### [What is needed]
All lines below must be repeated exactly, with the pictures omitted.

━━━━━ Data provided ━━━━━

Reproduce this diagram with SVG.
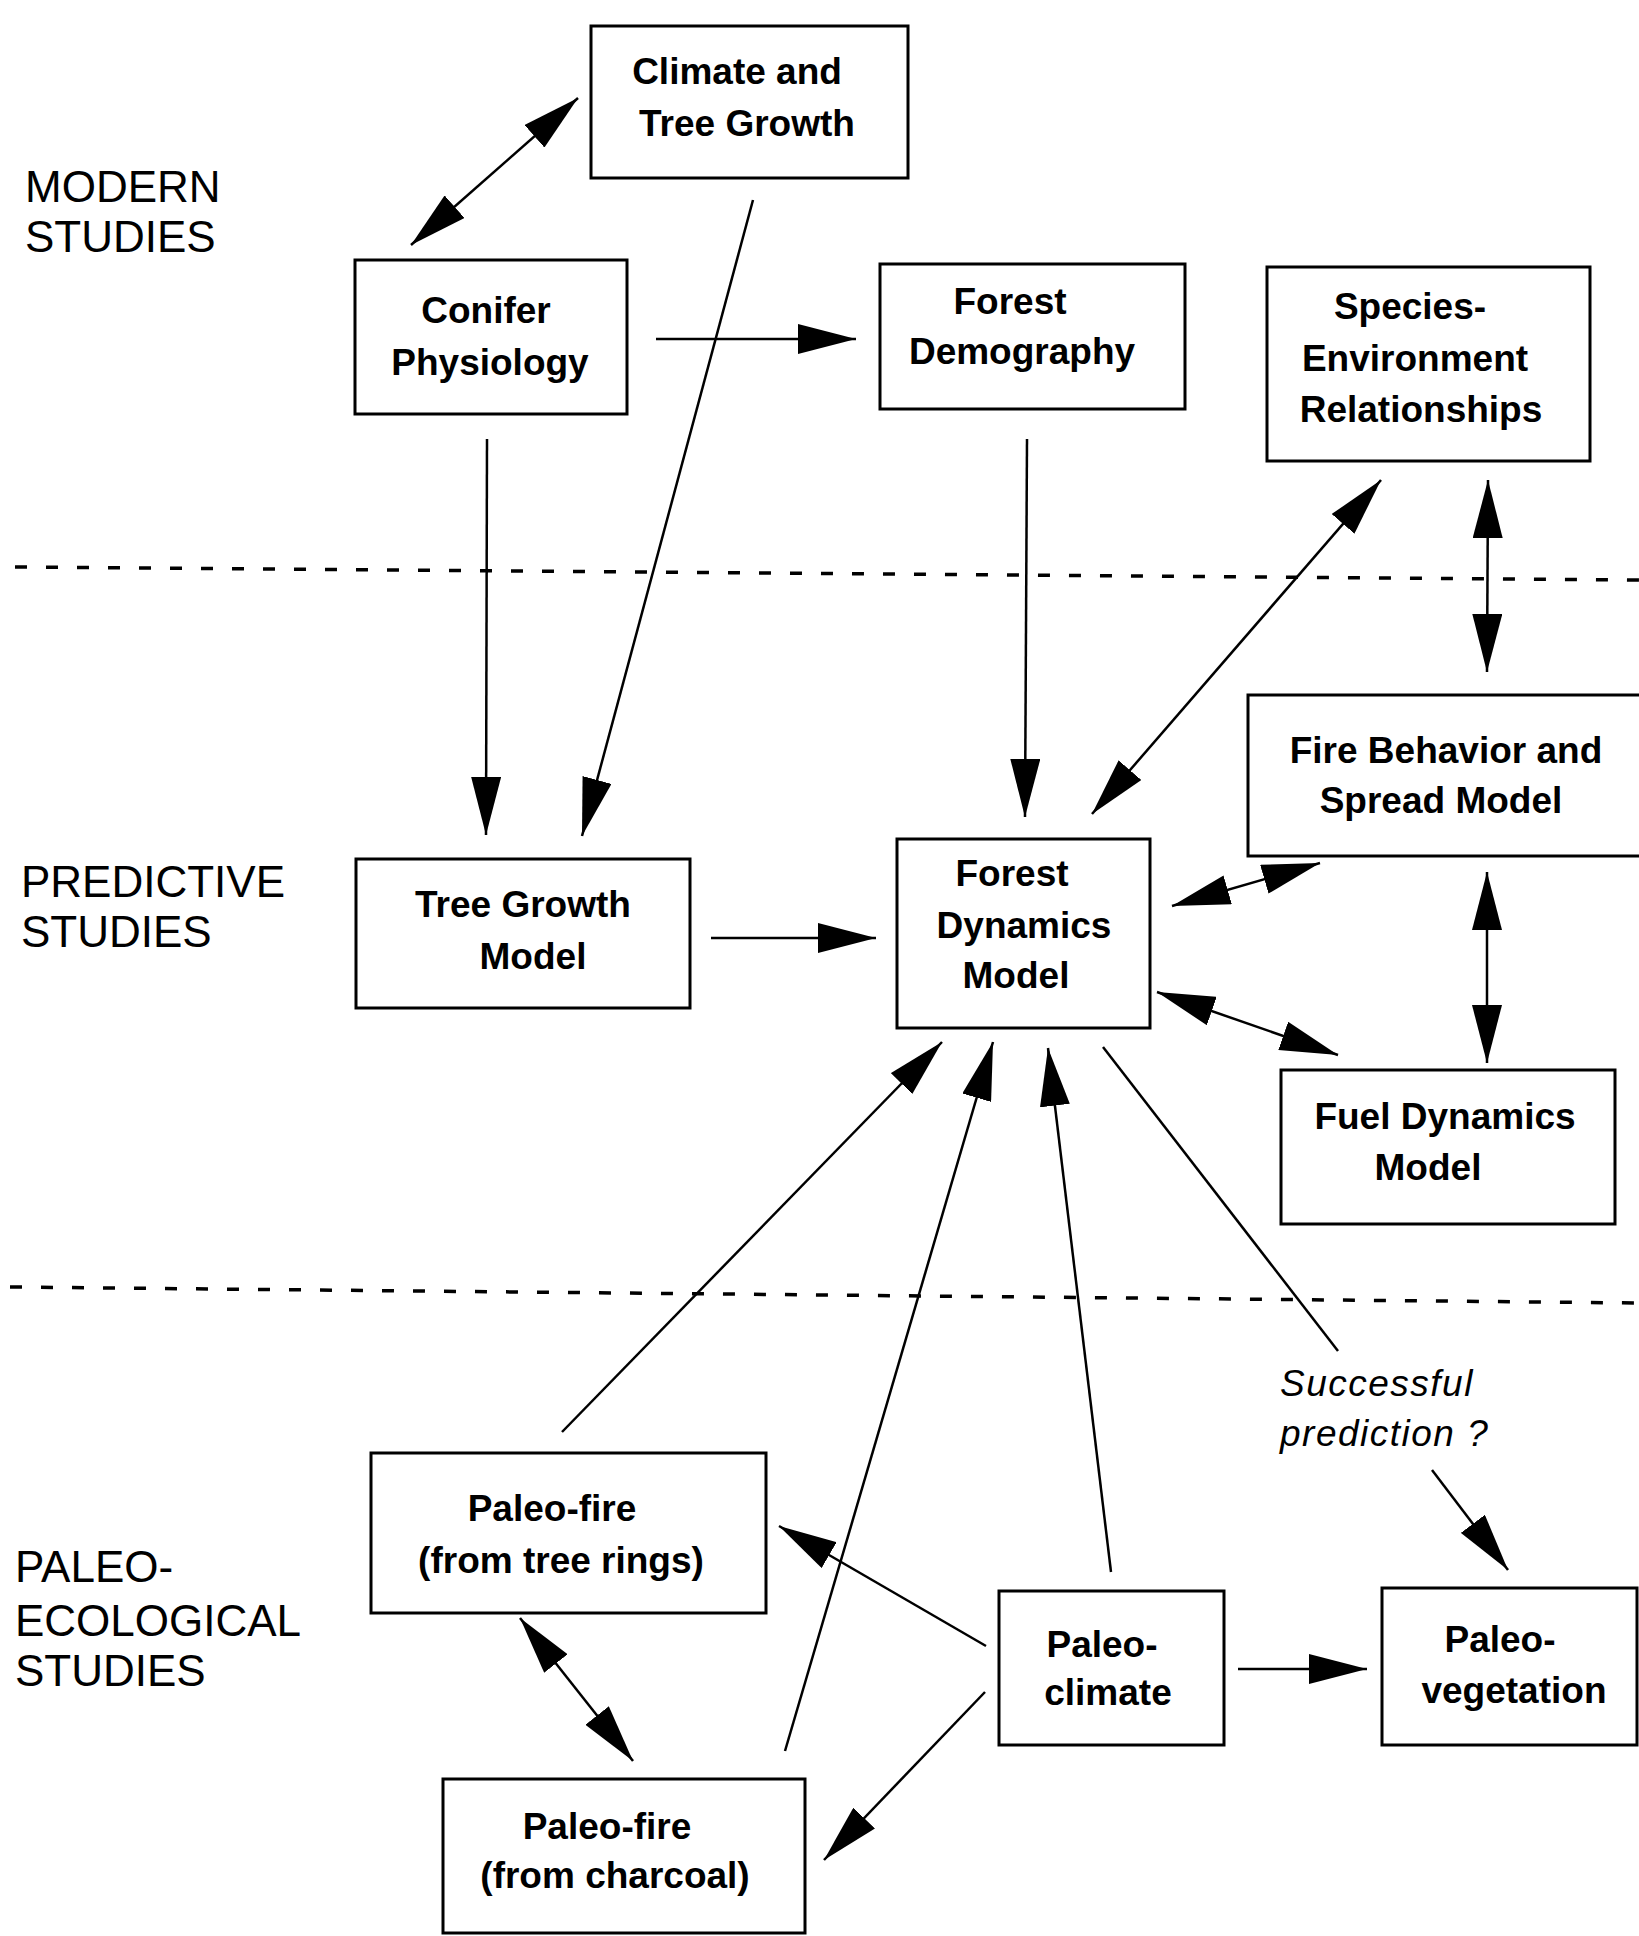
<svg xmlns="http://www.w3.org/2000/svg" width="1639" height="1936" viewBox="0 0 1639 1936">
<style>
.box{fill:#fff;stroke:#000;stroke-width:3}
.lbl{font-family:"Liberation Sans",Arial,Helvetica,sans-serif;font-weight:bold;font-size:37px;fill:#000;text-anchor:middle}
.side{font-family:"Liberation Sans",Arial,Helvetica,sans-serif;font-size:44px;fill:#000}
.note{font-family:"Liberation Sans",Arial,Helvetica,sans-serif;font-style:italic;font-size:37px;fill:#000;letter-spacing:1.5px}
.c{stroke:#000;stroke-width:2.5;fill:none}
.sep{stroke:#000;stroke-width:3.5;stroke-dasharray:12 19;fill:none}
</style>
<defs>
<marker id="ah" markerUnits="userSpaceOnUse" markerWidth="58" markerHeight="30" refX="58" refY="15" orient="auto-start-reverse" viewBox="0 0 58 30">
<path d="M0,0 L58,15 L0,30 Z" fill="#000"/>
</marker>
</defs>
<rect width="1639" height="1936" fill="#fff"/>

<g id="separators">
<line class="sep" x1="15" y1="567" x2="1639" y2="580"/>
<line class="sep" x1="10" y1="1287" x2="1639" y2="1303"/>
</g>

<g id="section-labels">
<text class="side" x="25" y="202">MODERN</text>
<text class="side" x="25" y="252">STUDIES</text>
<text class="side" x="21" y="897">PREDICTIVE</text>
<text class="side" x="21" y="947">STUDIES</text>
<text class="side" x="15" y="1582">PALEO-</text>
<text class="side" x="15" y="1636">ECOLOGICAL</text>
<text class="side" x="15" y="1686">STUDIES</text>
</g>

<g id="connectors">
<line class="c" x1="411" y1="245" x2="578" y2="98" marker-start="url(#ah)" marker-end="url(#ah)"/>
<line class="c" x1="656" y1="339" x2="856" y2="339" marker-end="url(#ah)"/>
<line class="c" x1="753" y1="200" x2="582" y2="836" marker-end="url(#ah)"/>
<line class="c" x1="487" y1="439" x2="486" y2="835" marker-end="url(#ah)"/>
<line class="c" x1="1027" y1="439" x2="1025" y2="817" marker-end="url(#ah)"/>
<line class="c" x1="1092" y1="814" x2="1381" y2="480" marker-start="url(#ah)" marker-end="url(#ah)"/>
<line class="c" x1="1488" y1="480" x2="1487" y2="672" marker-start="url(#ah)" marker-end="url(#ah)"/>
<line class="c" x1="711" y1="938" x2="876" y2="938" marker-end="url(#ah)"/>
<line class="c" x1="1172" y1="906" x2="1320" y2="863" marker-start="url(#ah)" marker-end="url(#ah)"/>
<line class="c" x1="1157" y1="992" x2="1338" y2="1055" marker-start="url(#ah)" marker-end="url(#ah)"/>
<line class="c" x1="1487" y1="872" x2="1487" y2="1063" marker-start="url(#ah)" marker-end="url(#ah)"/>
<line class="c" x1="562" y1="1432" x2="942" y2="1042" marker-end="url(#ah)"/>
<line class="c" x1="785" y1="1751" x2="993" y2="1042" marker-end="url(#ah)"/>
<line class="c" x1="1111" y1="1572" x2="1048" y2="1048" marker-end="url(#ah)"/>
<line class="c" x1="1103" y1="1047" x2="1338" y2="1351"/>
<line class="c" x1="1432" y1="1470" x2="1508" y2="1570" marker-end="url(#ah)"/>
<line class="c" x1="986" y1="1646" x2="779" y2="1526" marker-end="url(#ah)"/>
<line class="c" x1="985" y1="1692" x2="824" y2="1860" marker-end="url(#ah)"/>
<line class="c" x1="1238" y1="1669" x2="1367" y2="1669" marker-end="url(#ah)"/>
<line class="c" x1="520" y1="1618" x2="633" y2="1761" marker-start="url(#ah)" marker-end="url(#ah)"/>
<text class="note" x="1280" y="1396">Successful</text>
<text class="note" x="1280" y="1446">prediction ?</text>
</g>

<g id="climate-tree-growth">
<rect class="box" x="591" y="26" width="317" height="152"/>
<text class="lbl" x="737" y="84">Climate and</text>
<text class="lbl" x="747" y="136">Tree Growth</text>
</g>
<g id="conifer-physiology">
<rect class="box" x="355" y="260" width="272" height="154"/>
<text class="lbl" x="486" y="323">Conifer</text>
<text class="lbl" x="490" y="375">Physiology</text>
</g>
<g id="forest-demography">
<rect class="box" x="880" y="264" width="305" height="145"/>
<text class="lbl" x="1010" y="314">Forest</text>
<text class="lbl" x="1022" y="364">Demography</text>
</g>
<g id="species-environment">
<rect class="box" x="1267" y="267" width="323" height="194"/>
<text class="lbl" x="1410" y="319">Species-</text>
<text class="lbl" x="1415" y="371">Environment</text>
<text class="lbl" x="1421" y="422">Relationships</text>
</g>
<g id="fire-behavior">
<rect class="box" x="1248" y="695" width="400" height="161"/>
<text class="lbl" x="1446" y="763">Fire Behavior and</text>
<text class="lbl" x="1441" y="813">Spread Model</text>
</g>
<g id="tree-growth-model">
<rect class="box" x="356" y="859" width="334" height="149"/>
<text class="lbl" x="523" y="917">Tree Growth</text>
<text class="lbl" x="533" y="969">Model</text>
</g>
<g id="forest-dynamics-model">
<rect class="box" x="897" y="839" width="253" height="189"/>
<text class="lbl" x="1012" y="886">Forest</text>
<text class="lbl" x="1024" y="938">Dynamics</text>
<text class="lbl" x="1016" y="988">Model</text>
</g>
<g id="fuel-dynamics-model">
<rect class="box" x="1281" y="1070" width="334" height="154"/>
<text class="lbl" x="1445" y="1129">Fuel Dynamics</text>
<text class="lbl" x="1428" y="1180">Model</text>
</g>
<g id="paleo-fire-tree-rings">
<rect class="box" x="371" y="1453" width="395" height="160"/>
<text class="lbl" x="552" y="1521">Paleo-fire</text>
<text class="lbl" x="561" y="1573">(from tree rings)</text>
</g>
<g id="paleo-fire-charcoal">
<rect class="box" x="443" y="1779" width="362" height="154"/>
<text class="lbl" x="607" y="1839">Paleo-fire</text>
<text class="lbl" x="615" y="1888">(from charcoal)</text>
</g>
<g id="paleo-climate">
<rect class="box" x="999" y="1591" width="225" height="154"/>
<text class="lbl" x="1102" y="1657">Paleo-</text>
<text class="lbl" x="1108" y="1705">climate</text>
</g>
<g id="paleo-vegetation">
<rect class="box" x="1382" y="1588" width="255" height="157"/>
<text class="lbl" x="1500" y="1652">Paleo-</text>
<text class="lbl" x="1514" y="1703">vegetation</text>
</g>
</svg>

━━━━━

### [The output]
Reproduce this diagram with SVG.
<svg xmlns="http://www.w3.org/2000/svg" width="1639" height="1936" viewBox="0 0 1639 1936">
<style>
.box{fill:#fff;stroke:#000;stroke-width:3}
.lbl{font-family:"Liberation Sans",Arial,Helvetica,sans-serif;font-weight:bold;font-size:37px;fill:#000;text-anchor:middle}
.side{font-family:"Liberation Sans",Arial,Helvetica,sans-serif;font-size:44px;fill:#000}
.note{font-family:"Liberation Sans",Arial,Helvetica,sans-serif;font-style:italic;font-size:37px;fill:#000;letter-spacing:1.5px}
.c{stroke:#000;stroke-width:2.5;fill:none}
.sep{stroke:#000;stroke-width:3.5;stroke-dasharray:12 19;fill:none}
</style>
<defs>
<marker id="ah" markerUnits="userSpaceOnUse" markerWidth="58" markerHeight="30" refX="58" refY="15" orient="auto-start-reverse" viewBox="0 0 58 30">
<path d="M0,0 L58,15 L0,30 Z" fill="#000"/>
</marker>
</defs>
<rect width="1639" height="1936" fill="#fff"/>

<g id="separators">
<line class="sep" x1="15" y1="567" x2="1639" y2="580"/>
<line class="sep" x1="10" y1="1287" x2="1639" y2="1303"/>
</g>

<g id="section-labels">
<text class="side" x="25" y="202">MODERN</text>
<text class="side" x="25" y="252">STUDIES</text>
<text class="side" x="21" y="897">PREDICTIVE</text>
<text class="side" x="21" y="947">STUDIES</text>
<text class="side" x="15" y="1582">PALEO-</text>
<text class="side" x="15" y="1636">ECOLOGICAL</text>
<text class="side" x="15" y="1686">STUDIES</text>
</g>

<g id="connectors">
<line class="c" x1="411" y1="245" x2="578" y2="98" marker-start="url(#ah)" marker-end="url(#ah)"/>
<line class="c" x1="656" y1="339" x2="856" y2="339" marker-end="url(#ah)"/>
<line class="c" x1="753" y1="200" x2="582" y2="836" marker-end="url(#ah)"/>
<line class="c" x1="487" y1="439" x2="486" y2="835" marker-end="url(#ah)"/>
<line class="c" x1="1027" y1="439" x2="1025" y2="817" marker-end="url(#ah)"/>
<line class="c" x1="1092" y1="814" x2="1381" y2="480" marker-start="url(#ah)" marker-end="url(#ah)"/>
<line class="c" x1="1488" y1="480" x2="1487" y2="672" marker-start="url(#ah)" marker-end="url(#ah)"/>
<line class="c" x1="711" y1="938" x2="876" y2="938" marker-end="url(#ah)"/>
<line class="c" x1="1172" y1="906" x2="1320" y2="863" marker-start="url(#ah)" marker-end="url(#ah)"/>
<line class="c" x1="1157" y1="992" x2="1338" y2="1055" marker-start="url(#ah)" marker-end="url(#ah)"/>
<line class="c" x1="1487" y1="872" x2="1487" y2="1063" marker-start="url(#ah)" marker-end="url(#ah)"/>
<line class="c" x1="562" y1="1432" x2="942" y2="1042" marker-end="url(#ah)"/>
<line class="c" x1="785" y1="1751" x2="993" y2="1042" marker-end="url(#ah)"/>
<line class="c" x1="1111" y1="1572" x2="1048" y2="1048" marker-end="url(#ah)"/>
<line class="c" x1="1103" y1="1047" x2="1338" y2="1351"/>
<line class="c" x1="1432" y1="1470" x2="1508" y2="1570" marker-end="url(#ah)"/>
<line class="c" x1="986" y1="1646" x2="779" y2="1526" marker-end="url(#ah)"/>
<line class="c" x1="985" y1="1692" x2="824" y2="1860" marker-end="url(#ah)"/>
<line class="c" x1="1238" y1="1669" x2="1367" y2="1669" marker-end="url(#ah)"/>
<line class="c" x1="520" y1="1618" x2="633" y2="1761" marker-start="url(#ah)" marker-end="url(#ah)"/>
<text class="note" x="1280" y="1396">Successful</text>
<text class="note" x="1280" y="1446">prediction ?</text>
</g>

<g id="climate-tree-growth">
<rect class="box" x="591" y="26" width="317" height="152"/>
<text class="lbl" x="737" y="84">Climate and</text>
<text class="lbl" x="747" y="136">Tree Growth</text>
</g>
<g id="conifer-physiology">
<rect class="box" x="355" y="260" width="272" height="154"/>
<text class="lbl" x="486" y="323">Conifer</text>
<text class="lbl" x="490" y="375">Physiology</text>
</g>
<g id="forest-demography">
<rect class="box" x="880" y="264" width="305" height="145"/>
<text class="lbl" x="1010" y="314">Forest</text>
<text class="lbl" x="1022" y="364">Demography</text>
</g>
<g id="species-environment">
<rect class="box" x="1267" y="267" width="323" height="194"/>
<text class="lbl" x="1410" y="319">Species-</text>
<text class="lbl" x="1415" y="371">Environment</text>
<text class="lbl" x="1421" y="422">Relationships</text>
</g>
<g id="fire-behavior">
<rect class="box" x="1248" y="695" width="400" height="161"/>
<text class="lbl" x="1446" y="763">Fire Behavior and</text>
<text class="lbl" x="1441" y="813">Spread Model</text>
</g>
<g id="tree-growth-model">
<rect class="box" x="356" y="859" width="334" height="149"/>
<text class="lbl" x="523" y="917">Tree Growth</text>
<text class="lbl" x="533" y="969">Model</text>
</g>
<g id="forest-dynamics-model">
<rect class="box" x="897" y="839" width="253" height="189"/>
<text class="lbl" x="1012" y="886">Forest</text>
<text class="lbl" x="1024" y="938">Dynamics</text>
<text class="lbl" x="1016" y="988">Model</text>
</g>
<g id="fuel-dynamics-model">
<rect class="box" x="1281" y="1070" width="334" height="154"/>
<text class="lbl" x="1445" y="1129">Fuel Dynamics</text>
<text class="lbl" x="1428" y="1180">Model</text>
</g>
<g id="paleo-fire-tree-rings">
<rect class="box" x="371" y="1453" width="395" height="160"/>
<text class="lbl" x="552" y="1521">Paleo-fire</text>
<text class="lbl" x="561" y="1573">(from tree rings)</text>
</g>
<g id="paleo-fire-charcoal">
<rect class="box" x="443" y="1779" width="362" height="154"/>
<text class="lbl" x="607" y="1839">Paleo-fire</text>
<text class="lbl" x="615" y="1888">(from charcoal)</text>
</g>
<g id="paleo-climate">
<rect class="box" x="999" y="1591" width="225" height="154"/>
<text class="lbl" x="1102" y="1657">Paleo-</text>
<text class="lbl" x="1108" y="1705">climate</text>
</g>
<g id="paleo-vegetation">
<rect class="box" x="1382" y="1588" width="255" height="157"/>
<text class="lbl" x="1500" y="1652">Paleo-</text>
<text class="lbl" x="1514" y="1703">vegetation</text>
</g>
</svg>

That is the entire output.